The details of the complaint were not known immediately but it centers on reports of torture perpetrated in the notorious Yay Kyi Ai military interrogation center in Yangon, the commercial hub of the Southeast Asian nation.

“The military junta acted in a strict chain of command, committing crimes in a systematic, widespread and pre-planned manner,” said Gülden Sönmez. 

“Turkey is a signatory to the UN Convention Against Torture and an investigation must be initiated based on universal jurisdiction against the generals and commanders involved in these crimes, as well as those who actually committed the torture.”

“The absence of meaningful action to prevent these ongoing crimes makes universal jurisdiction cases even more important”

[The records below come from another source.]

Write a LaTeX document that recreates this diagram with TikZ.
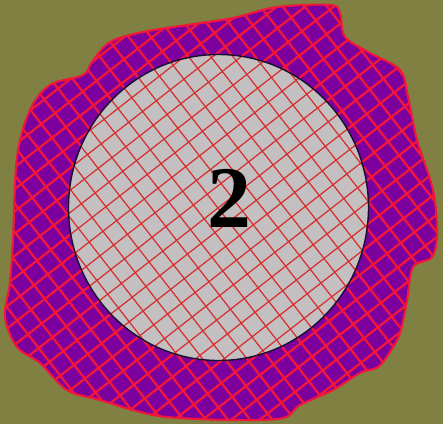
\documentclass[tikz,border=0pt]{standalone}
\usepackage{fontspec}
\setmainfont{Liberation Serif}
\usetikzlibrary{positioning}
\definecolor{OliveGround}{RGB}{128,128,66}
\definecolor{GrainPurple}{RGB}{124,0,158}
\definecolor{CoreGrey}{RGB}{196,192,194}
\definecolor{HatchRed}{RGB}{242,22,58}
\definecolor{FineRed}{RGB}{214,46,46}
\definecolor{RimNavy}{RGB}{24,16,48}
\tikzset{
  ground/.style={fill=OliveGround},
  grain/.style={fill=GrainPurple,draw=HatchRed,line width=1.2pt},
  core/.style={fill=CoreGrey},
  corerim/.style={draw=RimNavy,line width=0.8pt},
  coarsehatch/.style={draw=HatchRed,line width=1.3pt},
  finehatch/.style={draw=FineRed,line width=0.7pt},
  digitlabel/.style={font=\fontsize{50}{50}\selectfont\bfseries,text=black,inner sep=0pt}
}

\begin{document}
\begin{tikzpicture}[x=0.02cm,y=-0.02cm]
  \fill[ground] (0,0) rectangle (443,424);
  \useasboundingbox (0,0) rectangle (443,424);
  % outer grain outline
  \path[save path=\grainpath] plot[smooth cycle,tension=0.55] coordinates {
    (13,240) (17,157) (30,110) (50,85) (83,75) (92,62) (110,42) (143,32)
    (187,25) (233,18) (277,7) (330,5) (340,13) (345,37) (370,53) (400,70)
    (408,97) (417,140) (433,190) (437,233) (432,257) (413,267) (407,300)
    (400,333) (390,352) (378,367) (360,373) (333,390) (300,405) (283,418)
    (233,420) (167,417) (133,410) (100,400) (67,390) (40,363) (17,347)
    (5,317) (10,283)};
  \path[grain,use path=\grainpath];
  \begin{scope}
    \clip[use path=\grainpath];
    \begin{scope}[shift={(218,208)},rotate=-52]
      \foreach \k in {-20,...,20}{
        \draw[coarsehatch] (\k*17.5,-340) -- (\k*17.5,340);
        \draw[coarsehatch] (-340,\k*17.5) -- (340,\k*17.5);
      }
    \end{scope}
  \end{scope}
  % inner core with fine hatch
  \fill[core] (218.5,207.5) circle[x radius=150,y radius=153];
  \begin{scope}
    \clip (218.5,207.5) circle[x radius=150,y radius=153];
    \begin{scope}[shift={(218,208)},rotate=-52]
      \foreach \k in {-20,...,20}{
        \draw[finehatch] (\k*17.5,-340) -- (\k*17.5,340);
        \draw[finehatch] (-340,\k*17.5) -- (340,\k*17.5);
      }
    \end{scope}
  \end{scope}
  \draw[corerim] (218.5,207.5) circle[x radius=150,y radius=153];
  \node[digitlabel] (digit) at (229,198) {2};
\end{tikzpicture}
\end{document}
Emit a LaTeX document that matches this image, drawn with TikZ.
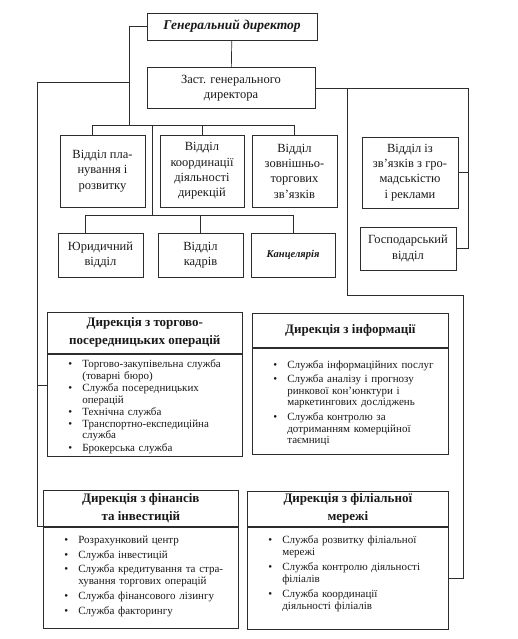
\documentclass[tikz,border=0pt]{standalone}
\usepackage{fontspec}
\setmainfont{Liberation Serif}
\usepackage{tikz}
\usetikzlibrary{positioning}
\definecolor{inkgray}{RGB}{45, 45, 45}
\definecolor{textgray}{RGB}{25, 25, 25}
\tikzset{
  link/.style={draw=inkgray, line width=0.7pt},
  unit/.style={draw=inkgray, line width=0.7pt, align=center, inner sep=2pt, text=textgray, font=\fontsize{12.5}{15.3}\selectfont},
  chief/.style={unit, font=\fontsize{13.5}{15}\selectfont\bfseries\itshape},
  dirhead/.style={draw=inkgray, line width=0.7pt, align=center, inner sep=2pt, text=textgray, font=\fontsize{13}{18}\selectfont\bfseries},
  dirbody/.style={draw=inkgray, line width=0.7pt, align=left, inner xsep=3pt, inner ysep=2pt, text=textgray, font=\fontsize{11}{11.5}\selectfont},
}
\newcommand{\srv}[1]{\par\noindent\hspace*{18pt}\makebox[14pt][l]{\textbullet}\parbox[t]{\dimexpr\hsize-34pt\relax}{\raggedright\strut #1\strut}}
\newcommand{\padbottom}[1]{\par\vskip#1\kern0pt}

\begin{document}
\begin{tikzpicture}[x=1pt, y=-1pt]
  \useasboundingbox (0,0) rectangle (517,639);

  % Top management
  \node[chief, minimum width=170pt, minimum height=27pt] (gd) at (232,26.5) {Генеральний директор};
  \node[unit, minimum width=168pt, minimum height=41pt] (dep) at (231,88) {Заст. генерального\\директора};

  % Departments under the general director
  \node[unit, minimum width=85pt, minimum height=72pt] (plan) at (102.5,171) {Відділ пла-\\нування і\\розвитку};
  \node[unit, minimum width=84pt, minimum height=72pt] (koord) at (202,171) {Відділ\\координації\\діяльності\\дирекцій};
  \node[unit, minimum width=85pt, minimum height=72pt] (zov) at (294.5,171) {Відділ\\зовнішньо-\\торгових\\зв’язків};
  \node[unit, minimum width=85pt, minimum height=44pt] (jur) at (100.5,255) {Юридичний\\відділ};
  \node[unit, minimum width=85pt, minimum height=44pt] (kadr) at (200.5,255) {Відділ\\кадрів};
  \node[unit, minimum width=84pt, minimum height=44pt, font=\fontsize{10.5}{12}\selectfont\bfseries\itshape] (kanc) at (293,255) {Канцелярія};

  % Departments under the deputy
  \node[unit, minimum width=96pt, minimum height=71pt] (zvz) at (410,172.5) {Відділ із\\зв’язків з гро-\\мадськістю\\і реклами};
  \node[unit, minimum width=96pt, minimum height=43pt] (gosp) at (408,248.5) {Господарський\\відділ};

  % Directorates
  \node[dirhead, anchor=north west, minimum width=195pt, minimum height=41pt] (trh) at (47,312) {Дирекція з торгово-\\посередницьких операцій};
  \node[dirbody, below=0pt of trh.south west, anchor=north west, text width=189pt, minimum height=99pt] (trb) {%
    \srv{Торгово-закупівельна служба\\(товарні бюро)}
    \srv{Служба посередницьких\\операцій}
    \srv{Технічна служба}
    \srv{Транспортно-експедиційна\\служба}
    \srv{Брокерська служба}};

  \node[dirhead, anchor=north west, minimum width=196pt, minimum height=34pt] (inh) at (252,313) {Дирекція з інформації};
  \node[dirbody, below=0pt of inh.south west, anchor=north west, text width=190pt, minimum height=106pt] (inb) {%
    \setlength{\parskip}{2.5pt}%
    \srv{Служба інформаційних послуг}
    \srv{Служба аналізу і прогнозу\\ринкової кон’юнктури і\\маркетингових досліджень}
    \srv{Служба контролю за\\дотриманням комерційної\\таємниці}};

  \node[dirhead, anchor=north west, minimum width=195pt, minimum height=36pt] (fnh) at (43,490) {Дирекція з фінансів\\та інвестицій};
  \node[dirbody, below=0pt of fnh.south west, anchor=north west, text width=189pt, minimum height=101pt] (fnb) {%
    \setlength{\parskip}{3pt}%
    \srv{Розрахунковий центр}
    \srv{Служба інвестицій}
    \srv{Служба кредитування та стра-\\хування торгових операцій}
    \srv{Служба фінансового лізингу}
    \srv{Служба факторингу}
    \padbottom{8pt}};

  \node[dirhead, anchor=north west, minimum width=201pt, minimum height=35pt] (flh) at (247,491) {Дирекція з філіальної\\мережі};
  \node[dirbody, below=0pt of flh.south west, anchor=north west, text width=195pt, minimum height=102pt] (flb) {%
    \setlength{\parskip}{3pt}%
    \srv{Служба розвитку філіальної\\мережі}
    \srv{Служба контролю діяльності\\філіалів}
    \srv{Служба координації\\діяльності філіалів}
    \padbottom{14pt}};

  % Connectors
  \coordinate (bar1) at (129,125);
  \coordinate (bar2) at (152,215);
  \coordinate (tj) at (129,82);
  \coordinate (lft) at (37,82);
  \coordinate (rt) at (468,88);
  \coordinate (rm) at (347,88);
  \coordinate (rb) at (347,295);
  \coordinate (rr) at (463,295);
  \coordinate (trj) at ([yshift=20pt]trb.west);

  \draw[link] (gd) -- (dep);
  \draw[link] (gd.west) -| (bar1);
  \draw[link] ([xshift=-10pt]plan.north) |- (zov.north |- bar1) -- (zov.north);
  \draw[link] (koord.north) -- (koord.north |- bar1);
  \draw[link] (bar2 |- bar1) -- (bar2);
  \draw[link] ([xshift=-15pt]jur.north) |- (kanc.north |- bar2) -- (kanc.north);
  \draw[link] (kadr.north) -- (kadr.north |- bar2);

  \draw[link] (tj) -- (lft) |- (fnh.south west);
  \draw[link] (trj) -- (lft |- trj);

  \draw[link] (dep.east) -- (rt) |- (gosp.east);
  \draw[link] (zvz.east) -- (zvz.east -| rt);
  \draw[link] (rm) -- (rb) -- (rr) |- (flb.east);
\end{tikzpicture}
\end{document}
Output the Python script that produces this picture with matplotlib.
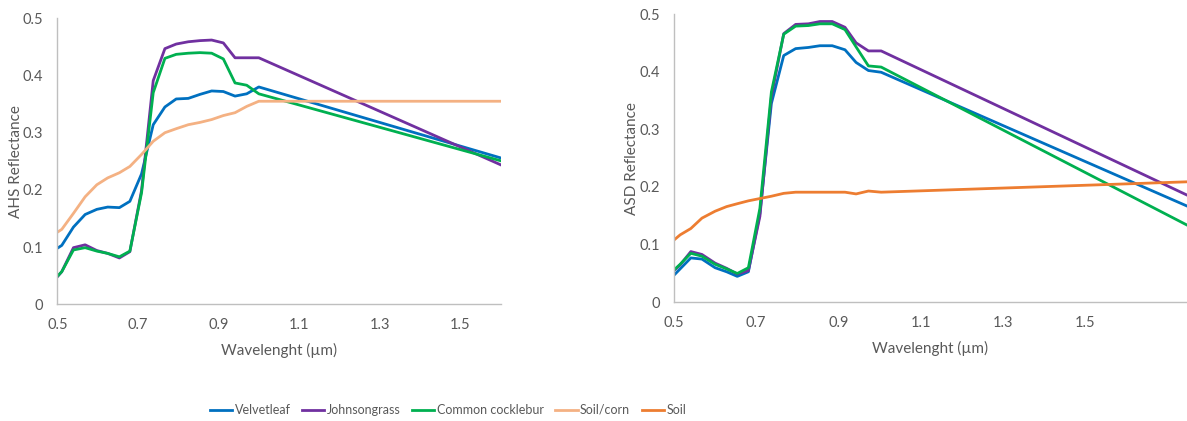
import matplotlib.pyplot as plt

plt.rcParams["font.family"] = ["Lato", "DejaVu Sans"]

# AHS bands (left panel)
ahs_wl = [0.5, 0.511, 0.540, 0.569, 0.598, 0.625, 0.654, 0.680, 0.709, 0.738,
          0.767, 0.795, 0.825, 0.854, 0.883, 0.912, 0.941, 0.970, 1.0, 1.6]
ahs_velvetleaf = [0.098, 0.103, 0.135, 0.157, 0.166, 0.170, 0.169, 0.180, 0.228, 0.314,
                  0.345, 0.359, 0.360, 0.367, 0.373, 0.372, 0.364, 0.368, 0.380, 0.256]
ahs_johnsongrass = [0.048, 0.057, 0.099, 0.104, 0.094, 0.089, 0.081, 0.092, 0.199, 0.391,
                    0.447, 0.455, 0.459, 0.461, 0.462, 0.457, 0.431, 0.431, 0.431, 0.244]
ahs_cocklebur = [0.049, 0.057, 0.095, 0.099, 0.093, 0.089, 0.083, 0.093, 0.195, 0.370,
                 0.430, 0.437, 0.439, 0.440, 0.439, 0.429, 0.387, 0.383, 0.368, 0.251]
ahs_soil_corn = [0.126, 0.131, 0.159, 0.188, 0.209, 0.221, 0.230, 0.241, 0.262, 0.285,
                 0.300, 0.307, 0.314, 0.318, 0.323, 0.330, 0.335, 0.346, 0.355, 0.355]

# ASD resampled (right panel)
asd_wl = [0.5, 0.515, 0.541, 0.568, 0.600, 0.628, 0.654, 0.681, 0.709, 0.737,
          0.767, 0.796, 0.827, 0.855, 0.885, 0.916, 0.943, 0.973, 1.004, 1.748]
asd_velvetleaf = [0.047, 0.058, 0.077, 0.075, 0.060, 0.053, 0.045, 0.053, 0.154, 0.345,
                  0.428, 0.440, 0.442, 0.445, 0.445, 0.438, 0.416, 0.402, 0.399, 0.167]
asd_johnsongrass = [0.055, 0.065, 0.088, 0.083, 0.068, 0.059, 0.049, 0.055, 0.149, 0.357,
                    0.466, 0.482, 0.483, 0.487, 0.487, 0.477, 0.450, 0.436, 0.436, 0.186]
asd_cocklebur = [0.056, 0.066, 0.085, 0.080, 0.066, 0.058, 0.050, 0.060, 0.163, 0.365,
                 0.465, 0.479, 0.480, 0.483, 0.483, 0.473, 0.443, 0.410, 0.408, 0.134]
asd_soil = [0.108, 0.117, 0.128, 0.146, 0.158, 0.166, 0.171, 0.176, 0.180, 0.184,
            0.189, 0.191, 0.191, 0.191, 0.191, 0.191, 0.188, 0.193, 0.191, 0.209]

xticks = [0.5, 0.7, 0.9, 1.1, 1.3, 1.5]
yticks = [0, 0.1, 0.2, 0.3, 0.4, 0.5]
tick_labels_y = ["0", "0.1", "0.2", "0.3", "0.4", "0.5"]

c_velvet = "#0070C0"
c_johnson = "#7030A0"
c_cockle = "#00B050"
c_soilcorn = "#F4B183"
c_soil = "#ED7D31"
txt = "#595959"
spine = "#BFBFBF"
lw = 2.0

fig = plt.figure(figsize=(11.87, 4.21), dpi=100)
ax1 = fig.add_axes([0.0483, 0.2772, 0.3734, 0.6793])
ax2 = fig.add_axes([0.5678, 0.2819, 0.4322, 0.6848])

ax1.plot(ahs_wl, ahs_velvetleaf, color=c_velvet, lw=lw, label="Velvetleaf")
ax1.plot(ahs_wl, ahs_johnsongrass, color=c_johnson, lw=lw, label="Johnsongrass")
ax1.plot(ahs_wl, ahs_cocklebur, color=c_cockle, lw=lw, label="Common cocklebur")
ax1.plot(ahs_wl, ahs_soil_corn, color=c_soilcorn, lw=lw, label="Soil/corn")
ax1.plot([], [], color=c_soil, lw=lw, label="Soil")

ax2.plot(asd_wl, asd_velvetleaf, color=c_velvet, lw=lw)
ax2.plot(asd_wl, asd_johnsongrass, color=c_johnson, lw=lw)
ax2.plot(asd_wl, asd_cocklebur, color=c_cockle, lw=lw)
ax2.plot(asd_wl, asd_soil, color=c_soil, lw=lw)

panels = [(ax1, 1.6, "AHS Reflectance", -0.077), (ax2, 1.748, "ASD Reflectance", -0.068)]
for ax, xmax, ylab, ylab_x in panels:
    ax.set_xlim(0.5, xmax)
    ax.set_ylim(0, 0.5)
    ax.set_xticks(xticks)
    ax.set_xticklabels([str(t) for t in xticks])
    ax.set_yticks(yticks)
    ax.set_yticklabels(tick_labels_y)
    ax.tick_params(length=0, labelsize=10.5, labelcolor=txt)
    ax.tick_params(axis="x", pad=10)
    ax.tick_params(axis="y", pad=10)
    for s in ["top", "right"]:
        ax.spines[s].set_visible(False)
    for s in ["left", "bottom"]:
        ax.spines[s].set_color(spine)
        ax.spines[s].set_linewidth(1.0)
    ax.set_xlabel("Wavelenght (\u00b5m)", fontsize=11, color=txt, labelpad=8)
    ax.set_ylabel(ylab, fontsize=11, color=txt)
    ax.yaxis.set_label_coords(ylab_x, 0.5)

fig.legend(loc="center", bbox_to_anchor=(448 / 1187, 1 - 410 / 421), ncol=5,
           frameon=False, fontsize=9, handlelength=1.8, handletextpad=0.2,
           columnspacing=0.9, labelcolor=txt)

fig.savefig("out.png", dpi=100)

MAP said the multiple cases of torture amounted to international crimes while citing the UN’s latest report which said that 325 people including 26 children had been tortured to death since the coup. The report further concluded that hundreds, if not thousands, have been subjected to torture.

Many more cases have been reported by rights organizations and the local media in Myanmar, where the military is known to have used torture as a weapon against its citizens for decades.

“The absence of meaningful action to prevent these ongoing crimes makes universal jurisdiction cases even more important,” said Gunness.

Evidence of severe torture has been presented along with the identities of named perpetrators in the file lodged with Turkish authorities, demanding that those responsible should be arrested and extradited to Turkey to face justice and in order to prevent the ongoing crimes, MAP said. 

“Turkey showed great sensitivity to the persecution of Myanmar’s Rohingya Muslims in 2017,” said Gunness, who was in Istanbul for the case. “There is growing support here, not just for humanitarian intervention but for targeted legal action against the Myanmar generals for the atrocity crimes they and their henchmen are committing on a daily basis.” 

Turkey has been supportive of the genocide case against the Myanmar junta at the International Criminal Court in the Hague and the Turkish government also voted for a robust UN General Assembly action in a strongly worded resolution in June 2021.

The government in Ankara has also supported the decision of the UN General Assembly to deny recognition to the Myanmar junta. 

“The Security Council has been hamstrung by the threat of Russian and Chinese vetoes and ASEAN has been hopelessly divided. In this context, it is vitally important that UN member states, such as Turkey, support criminal accountability in their national courts,” Gunness added.

More than 1,700 people have been killed by security forces and more than 12,000 have been detained in the 14 months since the coup.